++++ Dataset extract ++++

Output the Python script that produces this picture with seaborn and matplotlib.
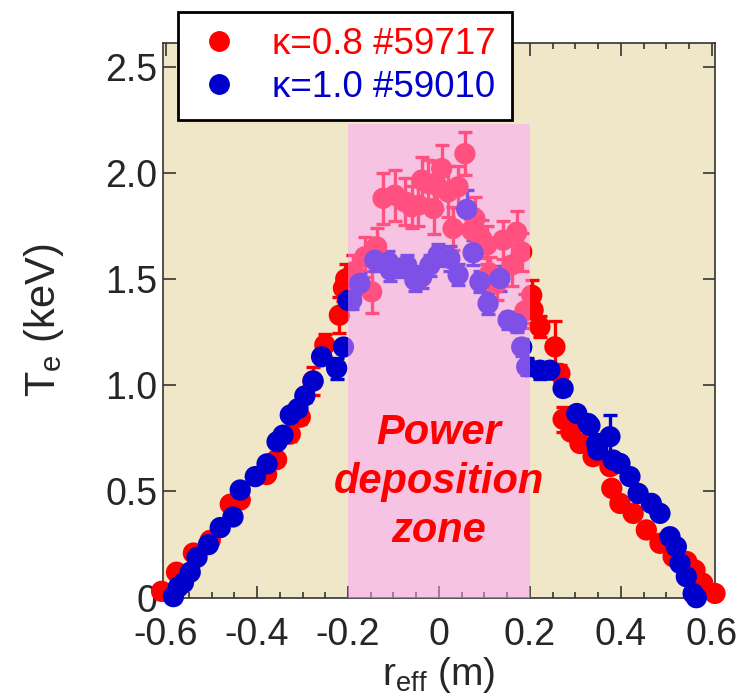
import numpy as np
import pandas as pd
import matplotlib
matplotlib.use('Agg')
import matplotlib.pyplot as plt
from matplotlib.lines import Line2D
from matplotlib.ticker import MultipleLocator
import seaborn as sns

# kappa = 0.8, shot #59717
r_k08 = [-0.610, -0.577, -0.540, -0.503, -0.459, -0.437, -0.379, -0.357, -0.327, -0.305,
         -0.277, -0.251, -0.219, -0.210, -0.205,
         -0.188, -0.163, -0.148, -0.137, -0.123, -0.097, -0.075, -0.060, -0.045, -0.038,
         -0.024, -0.012, -0.005, 0.006, 0.020, 0.031, 0.042, 0.057, 0.072, 0.079,
         0.094, 0.105, 0.112, 0.127, 0.141, 0.160, 0.171, 0.182, 0.189,
         0.204, 0.207, 0.222, 0.255, 0.266, 0.273, 0.290, 0.310, 0.339, 0.376,
         0.380, 0.398, 0.427, 0.456, 0.486, 0.515, 0.545, 0.563, 0.580, 0.607]
te_k08 = [0.03, 0.12, 0.21, 0.27, 0.44, 0.46, 0.58, 0.65, 0.77, 0.85,
          1.02, 1.19, 1.33, 1.457, 1.50,
          1.534, 1.605, 1.44, 1.652, 1.88, 1.895, 1.864, 1.84, 1.848, 1.966,
          1.95, 1.832, 1.94, 2.02, 1.91, 1.738, 1.934, 2.09, 1.73, 1.785,
          1.69, 1.66, 1.526, 1.48, 1.683, 1.566, 1.72, 1.628, 1.35,
          1.424, 1.354, 1.275, 1.181, 1.056, 0.84, 0.78, 0.726, 0.664, 0.617,
          0.515, 0.444, 0.397, 0.319, 0.256, 0.193, 0.17, 0.13, 0.068, 0.02]
err_k08 = [0.02, 0.02, 0.02, 0.02, 0.02, 0.02, 0.02, 0.02, 0.03, 0.03,
           0.065, 0.05, 0.085, 0.06, 0.07,
           0.08, 0.094, 0.10, 0.09, 0.12, 0.12, 0.11, 0.10, 0.10, 0.11,
           0.11, 0.12, 0.11, 0.11, 0.12, 0.10, 0.10, 0.10, 0.10, 0.10,
           0.09, 0.09, 0.08, 0.08, 0.09, 0.10, 0.10, 0.09, 0.08,
           0.07, 0.06, 0.05, 0.12, 0.04, 0.06, 0.03, 0.03, 0.03, 0.03,
           0.02, 0.02, 0.02, 0.02, 0.02, 0.02, 0.02, 0.02, 0.02, 0.02]

# kappa = 1.0, shot #59010
r_k10 = [-0.584, -0.573, -0.562, -0.547, -0.532, -0.507, -0.481, -0.453, -0.437, -0.404,
         -0.378, -0.356, -0.343, -0.327, -0.310, -0.295, -0.277, -0.258, -0.225, -0.210,
         -0.200,
         -0.192, -0.174, -0.141, -0.111, -0.107, -0.090, -0.071, -0.053, -0.038, -0.020,
         -0.002, 0.024, 0.042, 0.061, 0.075, 0.090, 0.108, 0.134, 0.152, 0.171,
         0.182, 0.193,
         0.222, 0.244, 0.273, 0.303, 0.328, 0.332, 0.347, 0.349, 0.376, 0.383,
         0.398, 0.420, 0.438, 0.467, 0.486, 0.508, 0.522, 0.530, 0.544, 0.559, 0.566]
te_k10 = [0.005, 0.05, 0.07, 0.12, 0.19, 0.25, 0.33, 0.38, 0.507, 0.57,
          0.63, 0.734, 0.765, 0.86, 0.89, 0.95, 1.02, 1.134, 1.08, 1.18,
          1.40,
          1.40, 1.48, 1.589, 1.58, 1.542, 1.55, 1.565, 1.495, 1.51, 1.565,
          1.613, 1.597, 1.52, 1.828, 1.624, 1.487, 1.385, 1.503, 1.307, 1.29,
          1.18, 1.087,
          1.071, 1.071, 0.985, 0.867, 0.82, 0.81, 0.727, 0.695, 0.758, 0.648,
          0.632, 0.57, 0.491, 0.444, 0.397, 0.287, 0.24, 0.162, 0.099, 0.02, 0.0]
err_k10 = [0.02, 0.02, 0.02, 0.02, 0.02, 0.02, 0.02, 0.02, 0.02, 0.02,
           0.02, 0.02, 0.02, 0.03, 0.03, 0.03, 0.03, 0.03, 0.05, 0.03,
           0.04,
           0.04, 0.05, 0.05, 0.05, 0.05, 0.04, 0.05, 0.05, 0.05, 0.05,
           0.05, 0.06, 0.05, 0.09, 0.06, 0.05, 0.05, 0.06, 0.04, 0.04,
           0.04, 0.04,
           0.04, 0.03, 0.03, 0.03, 0.03, 0.03, 0.03, 0.03, 0.10, 0.03,
           0.03, 0.03, 0.02, 0.02, 0.02, 0.02, 0.02, 0.02, 0.02, 0.02, 0.02]

labels = ['κ=0.8 #59717', 'κ=1.0 #59010']
colors = ['#ff0000', '#0000cc']
x_ticks = [-0.6, -0.4, -0.2, 0, 0.2, 0.4, 0.6]
x_ticklabels = ['-0.6', '-0.4', '-0.2', '0', '0.2', '0.4', '0.6']
y_ticks = [0, 0.5, 1.0, 1.5, 2.0, 2.5]
y_ticklabels = ['0', '0.5', '1.0', '1.5', '2.0', '2.5']

df = pd.concat([
    pd.DataFrame({'r': r_k08, 'Te': te_k08, 'err': err_k08, 'shot': labels[0]}),
    pd.DataFrame({'r': r_k10, 'Te': te_k10, 'err': err_k10, 'shot': labels[1]}),
], ignore_index=True)

sns.set_style('ticks')
plt.rcParams['font.family'] = ['Liberation Sans', 'DejaVu Sans']
plt.rcParams['mathtext.fontset'] = 'custom'
plt.rcParams['mathtext.rm'] = 'Liberation Sans'
plt.rcParams['mathtext.it'] = 'Liberation Sans:italic'

fig = plt.figure(figsize=(7.44, 6.98), dpi=100)
ax = fig.add_axes([0.219, 0.1437, 0.742, 0.7943])
ax.set_facecolor('#efe7c8')

for lab, col in zip(labels, colors):
    d = df[df['shot'] == lab]
    ax.errorbar(d['r'], d['Te'], yerr=d['err'], fmt='none', ecolor=col,
                elinewidth=2.4, capsize=5, capthick=2.4, zorder=2, clip_on=False)

sns.scatterplot(data=df, x='r', y='Te', hue='shot', palette=dict(zip(labels, colors)),
                s=235, edgecolor='none', linewidth=0, legend=False, ax=ax,
                zorder=3, clip_on=False)

# heating zone overlay
ax.axvspan(-0.2, 0.2, ymin=0, ymax=2.23 / 2.61, color=(1.0, 0.63, 1.0), alpha=0.5,
           lw=0, zorder=4)
ax.text(0, 0.545, 'Power\ndeposition\nzone', color='#ff0000', fontsize=30,
        fontweight='bold', fontstyle='italic', ha='center', va='center',
        linespacing=1.28, zorder=5)

ax.set_xlim(-0.607, 0.607)
ax.set_ylim(0, 2.61)
ax.set_xticks(x_ticks)
ax.set_xticklabels(x_ticklabels)
ax.set_yticks(y_ticks)
ax.set_yticklabels(y_ticklabels)
ax.xaxis.set_minor_locator(MultipleLocator(0.05))
ax.tick_params(which='both', direction='in', top=True, right=True,
               color='#333333', width=1.2)
ax.tick_params(which='major', length=9, labelsize=27)
ax.tick_params(which='minor', length=4.5)
ax.tick_params(axis='x', pad=14)
ax.tick_params(axis='y', pad=4)
for sp in ax.spines.values():
    sp.set_color('#333333')
    sp.set_linewidth(1.2)

ax.set_xlabel(r'r$_{\mathrm{eff}}$ (m)', fontsize=28, labelpad=1)
ax.set_ylabel(r'T$_{\mathrm{e}}$ (keV)', fontsize=30, labelpad=28)

handles = [Line2D([], [], marker='o', ls='none', color=c, markersize=14) for c in colors]
leg = ax.legend(handles, labels, loc='upper left', bbox_to_anchor=(0.239, 0.983),
                bbox_transform=fig.transFigure, fontsize=26.5, frameon=True,
                fancybox=False, framealpha=1, edgecolor='black', borderpad=0.42,
                handletextpad=0.75, labelspacing=0.2, handlelength=1.4, borderaxespad=0)
leg.get_frame().set_linewidth(2)
leg.set_zorder(10)
for t, c in zip(leg.get_texts(), colors):
    t.set_color(c)

fig.savefig('out.png', dpi=100)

++++

— Set exercise —
Repeat, exactly and in full, each line from the start of the data to the line that contains "import seaborn as sns". Pictures do not go in.

— Written solution —
Output the Python script that produces this picture with seaborn and matplotlib.
import numpy as np
import pandas as pd
import matplotlib
matplotlib.use('Agg')
import matplotlib.pyplot as plt
from matplotlib.lines import Line2D
from matplotlib.ticker import MultipleLocator
import seaborn as sns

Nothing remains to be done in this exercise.